SOURCE MATERIAL:
= = = =

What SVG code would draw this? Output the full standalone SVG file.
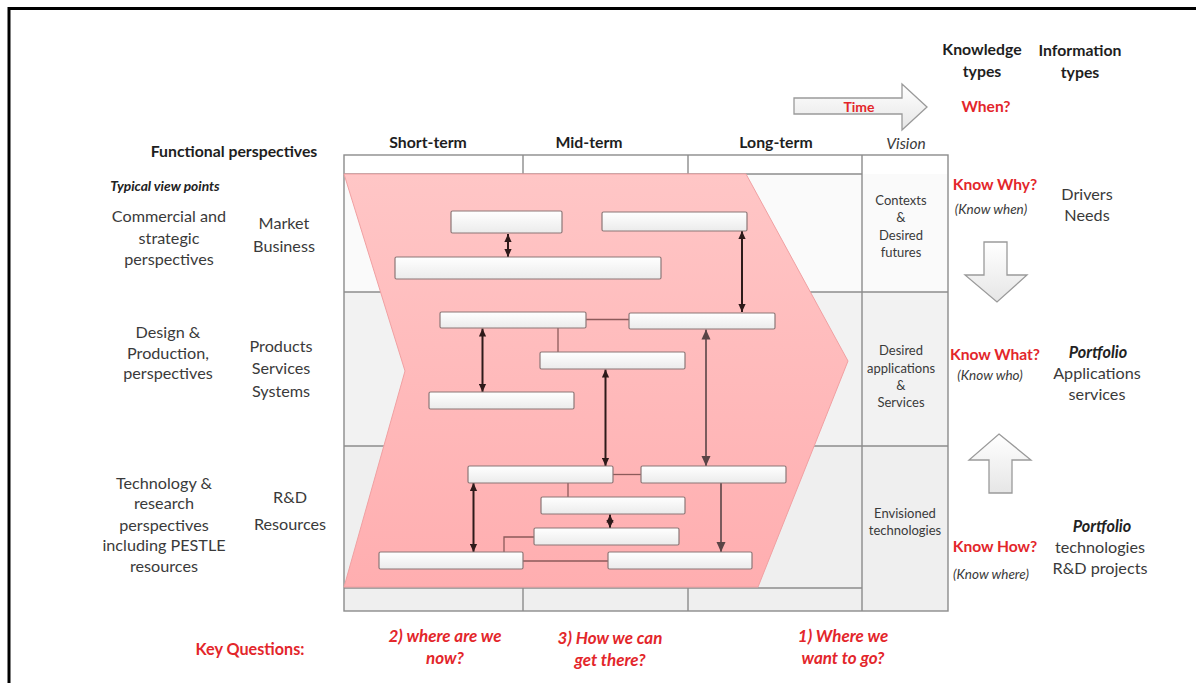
<svg xmlns="http://www.w3.org/2000/svg" width="1196" height="683" viewBox="0 0 1196 683">
<defs>
<linearGradient id="pinkG" x1="0" y1="0" x2="0" y2="1">
<stop offset="0" stop-color="#ffc6c6"/>
<stop offset="1" stop-color="#ffaeb0"/>
</linearGradient>
<linearGradient id="boxG" x1="0" y1="0" x2="0" y2="1">
<stop offset="0" stop-color="#ffffff"/>
<stop offset="1" stop-color="#ebebeb"/>
</linearGradient>
<linearGradient id="arrG" x1="0" y1="0" x2="0" y2="1">
<stop offset="0" stop-color="#ffffff"/>
<stop offset="1" stop-color="#e6e6e6"/>
</linearGradient>
<marker id="ah" viewBox="0 0 10 10" refX="10" refY="5" markerWidth="8" markerHeight="8" markerUnits="userSpaceOnUse" orient="auto-start-reverse">
<path d="M0,0.5 L10,5 L0,9.5 z" fill="#2e1a1a"/>
</marker>
<marker id="ahg" viewBox="0 0 10 10" refX="10" refY="5" markerWidth="10" markerHeight="10" markerUnits="userSpaceOnUse" orient="auto-start-reverse">
<path d="M0,0.5 L10,5 L0,9.5 z" fill="#5a4446"/>
</marker>
<style>
text{font-family:Lato,"Liberation Sans",Arial,sans-serif;fill:#3a3a3a;text-anchor:middle}
.h{font-weight:bold;font-size:15.8px;fill:#1e1e1e}
.t{font-size:16.2px}
.s{font-size:13px}
.r{fill:#e3262b;font-weight:bold;font-size:15.6px}
.ri{fill:#e3262b;font-weight:bold;font-style:italic;font-size:17px}
.i{font-style:italic;font-size:13.5px}
.bi{font-weight:bold;font-style:italic;font-size:16.2px;fill:#222}
.grid{fill:none;stroke:#8c8c8c;stroke-width:1.4}
.box{fill:url(#boxG);stroke:#8c7777;stroke-width:1.2}
.con{fill:none;stroke:#8c5a5a;stroke-width:1.3}
.arr{stroke:#2e1a1a;stroke-width:2;marker-start:url(#ah);marker-end:url(#ah)}
.arg{stroke:#5a4446;stroke-width:1.6}
.blk{fill:url(#arrG);stroke:#9a9a9a;stroke-width:1.3}
</style>
</defs>
<rect width="1196" height="683" fill="#ffffff"/>
<path d="M9,683 V8.5 H1196" fill="none" stroke="#000" stroke-width="3"/>

<g id="grid">
<rect x="344" y="155" width="604" height="19" fill="#ffffff"/>
<rect x="344" y="174" width="604" height="118" fill="#fafafa"/>
<rect x="344" y="292" width="604" height="154" fill="#f2f2f2"/>
<rect x="344" y="446" width="604" height="165" fill="#efefef"/>
<rect x="344" y="155" width="604" height="456" class="grid"/>
<line x1="862" y1="155" x2="862" y2="611" class="grid"/>
<line x1="344" y1="292" x2="948" y2="292" class="grid"/>
<line x1="344" y1="446" x2="948" y2="446" class="grid"/>
<line x1="344" y1="174" x2="862" y2="174" class="grid"/>
<line x1="344" y1="588" x2="862" y2="588" class="grid"/>
<line x1="523" y1="155" x2="523" y2="174" class="grid"/>
<line x1="688" y1="155" x2="688" y2="174" class="grid"/>
<line x1="523" y1="588" x2="523" y2="611" class="grid"/>
<line x1="688" y1="588" x2="688" y2="611" class="grid"/>
</g>

<g id="chevron">
<polygon points="344,174 746,174 848,361 758,587 344,587 405,371" fill="url(#pinkG)" stroke="#f0a0a2" stroke-width="1"/>
</g>

<g id="connectors">
<line x1="586" y1="319.5" x2="629" y2="319.5" class="con"/>
<line x1="558" y1="328" x2="558" y2="352" class="con"/>
<line x1="613" y1="474.5" x2="641" y2="474.5" class="con"/>
<line x1="568" y1="483" x2="568" y2="497" class="con"/>
<polyline points="534,537 504,537 504,552" class="con"/>
<line x1="523" y1="561" x2="608" y2="561" class="con"/>
<line x1="508" y1="234" x2="508" y2="257" class="arr"/>
<line x1="742" y1="231" x2="742" y2="312" class="arr"/>
<line x1="482.5" y1="328.5" x2="482.5" y2="392" class="arr"/>
<line x1="605.5" y1="369.5" x2="605.5" y2="466" class="arr"/>
<line x1="706" y1="329.5" x2="706" y2="466" class="arg" marker-start="url(#ahg)" marker-end="url(#ahg)"/>
<line x1="473.5" y1="483" x2="473.5" y2="552" class="arr"/>
<line x1="610" y1="514.5" x2="610" y2="528" class="arr"/>
<line x1="721" y1="483" x2="721" y2="552" class="arg" marker-end="url(#ahg)"/>
</g>

<g id="boxA"><rect x="451" y="211" width="111" height="22" rx="1.5" class="box"/></g>
<g id="boxB"><rect x="602" y="212" width="145" height="19" rx="1.5" class="box"/></g>
<g id="boxC"><rect x="395" y="257" width="266" height="22" rx="1.5" class="box"/></g>
<g id="boxE"><rect x="440" y="312" width="146" height="16" rx="1.5" class="box"/></g>
<g id="boxD"><rect x="629" y="313" width="146" height="16" rx="1.5" class="box"/></g>
<g id="boxF"><rect x="540" y="352" width="145" height="17" rx="1.5" class="box"/></g>
<g id="boxG"><rect x="429" y="392" width="145" height="17" rx="1.5" class="box"/></g>
<g id="boxH"><rect x="468" y="466" width="145" height="17" rx="1.5" class="box"/></g>
<g id="boxI"><rect x="641" y="466" width="145" height="17" rx="1.5" class="box"/></g>
<g id="boxJ"><rect x="541" y="497" width="144" height="17" rx="1.5" class="box"/></g>
<g id="boxK"><rect x="534" y="528" width="145" height="17" rx="1.5" class="box"/></g>
<g id="boxL"><rect x="379" y="552" width="144" height="17" rx="1.5" class="box"/></g>
<g id="boxM"><rect x="608" y="552" width="144" height="17" rx="1.5" class="box"/></g>

<g id="time-arrow">
<polygon points="794,98 902,98 902,84 927,107 902,130 902,114 794,114" class="blk"/>
<text x="859" y="112" class="r" style="font-size:14px">Time</text>
</g>
<g id="down-arrow">
<polygon points="984,242 1007,242 1007,275 1027,275 997,302 965,275 984,275" class="blk"/>
</g>
<g id="up-arrow">
<polygon points="999,434 1031,460 1012,460 1012,493 989,493 989,460 969,460" class="blk"/>
</g>

<g id="headers">
<text x="234" y="157" class="h">Functional perspectives</text>
<text x="428" y="148" class="h">Short-term</text>
<text x="589" y="148" class="h">Mid-term</text>
<text x="776" y="148" class="h">Long-term</text>
<text x="906" y="149" style="font-style:italic;font-size:15.5px">Vision</text>
<text x="982" y="55" class="h">Knowledge</text>
<text x="982" y="77" class="h">types</text>
<text x="1080" y="56" class="h">Information</text>
<text x="1080" y="78" class="h">types</text>
<text x="986" y="112" class="r">When?</text>
</g>

<g id="left-labels">
<text x="165" y="191" style="font-weight:bold;font-style:italic;font-size:13.8px;fill:#222">Typical view points</text>
<text x="169" y="222" class="t">Commercial and</text>
<text x="169" y="244" class="t">strategic</text>
<text x="169" y="265" class="t">perspectives</text>
<text x="284" y="229" class="t">Market</text>
<text x="284" y="252" class="t">Business</text>
<text x="168" y="338" class="t">Design &amp;</text>
<text x="168" y="359" class="t">Production,</text>
<text x="168" y="379" class="t">perspectives</text>
<text x="281" y="352" class="t">Products</text>
<text x="281" y="374" class="t">Services</text>
<text x="281" y="397" class="t">Systems</text>
<text x="164" y="489" class="t">Technology &amp;</text>
<text x="164" y="509" class="t">research</text>
<text x="164" y="531" class="t">perspectives</text>
<text x="164" y="551" class="t">including PESTLE</text>
<text x="164" y="572" class="t">resources</text>
<text x="290" y="503" class="t">R&amp;D</text>
<text x="290" y="530" class="t">Resources</text>
</g>

<g id="vision-labels">
<text x="901" y="204.5" class="s">Contexts</text>
<text x="901" y="222" class="s">&amp;</text>
<text x="901" y="239.5" class="s">Desired</text>
<text x="901" y="256.5" class="s">futures</text>
<text x="901" y="354.5" class="s">Desired</text>
<text x="901" y="372.5" class="s">applications</text>
<text x="901" y="389.5" class="s">&amp;</text>
<text x="901" y="406.5" class="s">Services</text>
<text x="905" y="517.5" class="s">Envisioned</text>
<text x="905" y="534.5" class="s">technologies</text>
</g>

<g id="right-labels">
<text x="995" y="190" class="r">Know Why?</text>
<text x="991" y="214" class="i">(Know when)</text>
<text x="1087" y="200" class="t">Drivers</text>
<text x="1087" y="221" class="t">Needs</text>
<text x="995" y="360" class="r">Know What?</text>
<text x="990" y="380" class="i">(Know who)</text>
<text x="1098" y="358" class="bi">Portfolio</text>
<text x="1097" y="379" class="t">Applications</text>
<text x="1097" y="400" class="t">services</text>
<text x="995" y="552" class="r">Know How?</text>
<text x="991" y="579" class="i">(Know where)</text>
<text x="1102" y="532" class="bi">Portfolio</text>
<text x="1100" y="553" class="t">technologies</text>
<text x="1100" y="574" class="t">R&amp;D projects</text>
</g>

<g id="questions">
<text x="250" y="655" class="r" style="font-size:16.2px">Key Questions:</text>
<text x="445" y="642" class="ri">2) where are we</text>
<text x="445" y="664" class="ri">now?</text>
<text x="610" y="644" class="ri">3) How we can</text>
<text x="610" y="666" class="ri">get there?</text>
<text x="843" y="642" class="ri">1) Where we</text>
<text x="843" y="664" class="ri">want to go?</text>
</g>
</svg>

= = = =

Of all the lines above, how many contain the word "What"? Answer with only the number.

2